By Huw Jones
LONDON (Reuters) – The draft Brexit deal agreed between Britain and the European Union won’t stop banks in London pushing ahead with relocation plans because the agreement is far from being ratified, UK financial sector officials said on Wednesday.
The deal agreed between Britain and Brussels on Tuesday includes a “business-as-usual” transition period from March to the end of 2020.
UK ministers and parliament – or the EU itself – have yet to ratify the deal, whose details are dividing the ruling Conservative Party of Prime Minister Theresa May.
“The announcement that a draft Brexit agreement has been reached between the UK and EU is a step forward, but there is still a long way to go before the deal is done,” said Catherine McGuinness, chairman of the City of London financial district.
Banks, insurers and asset managers in Britain are opening new EU hubs to avoid disruption to cross-border services next March, regardless of whether there will be a transition period.
“Our clients are continuing with their planning and execution,” said Joe Cassidy, financial services Brexit lead at consultants KPMG.

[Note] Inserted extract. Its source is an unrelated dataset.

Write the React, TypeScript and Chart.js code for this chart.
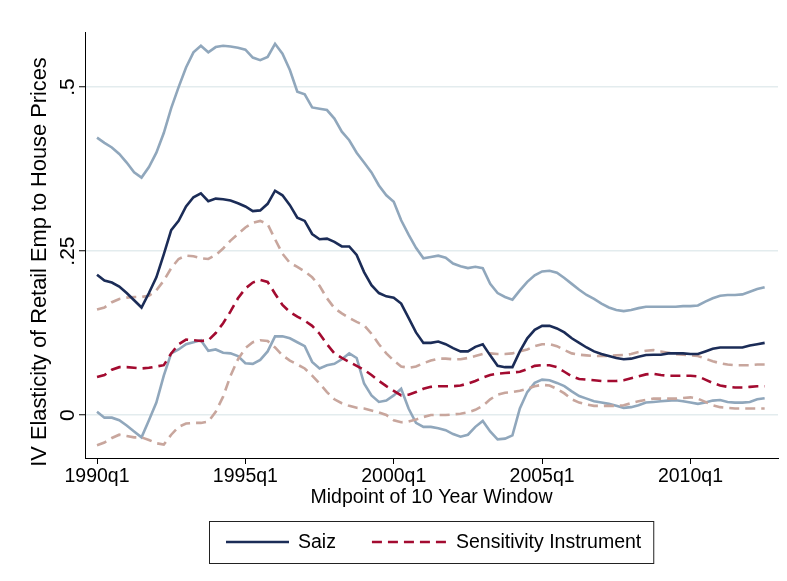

“Everybody knows we are just at the beginning and not at the end, and a lot could happen in the intervening period.”
Other industry source said only a legally binding divorce settlement and transition period would prompt banks to pause relocation plans.
“We are not there yet. Until we are, we would expect firms, regulators and governments to continue to prepare for all outcomes, including a no deal scenario,” the source said.
McGuinness said EU regulators should in the meantime urgently mirror efforts by UK regulators to address potential no-deal “cliff-edges in markets.
The European Commission published on Tuesday its no-Brexit contingency plans that include allowing EU customers to continue clearing derivatives contracts in London.
“It’s reassuring to hear increasing acknowledgment that these issues need dealing with but we need firm action, not just words. Firms cannot tackle these issues alone in the time remaining,” McGuinness said.
Cassidy said the plans from Brussels lack detail in some areas, a reflection of how negotiations between Britain and the EU continue.
“It’s a good direction of travel,” Cassidy said.
Swiss bank UBS told CNBC on Wednesday that the next few weeks will be very important for Britain’s financial markets, whose biggest customer is the EU.
“We’re prepared for the worst, and we hope for the best,” said Axel Weber, chairman of UBS, which is spending 100 million Swiss francs on moving some of its 5,000 staff in London to Frankfurt.
Fund managers in Britain fear they won’t be able to continue managing funds worth trillions of pounds across the EU after Brexit but financial services minister John Glen said the deal would minimise “cliff-edge” risks in markets from Brexit.
“The sheer economic weight of our financial services sector is one of the strongest things in our favour. It means we will not retreat to a place of isolation nor blindly run a regulatory race to the bottom,” he told a Managed Funds Association conference.
“We have confidence the issue will be resolved and resolved soon,” he said.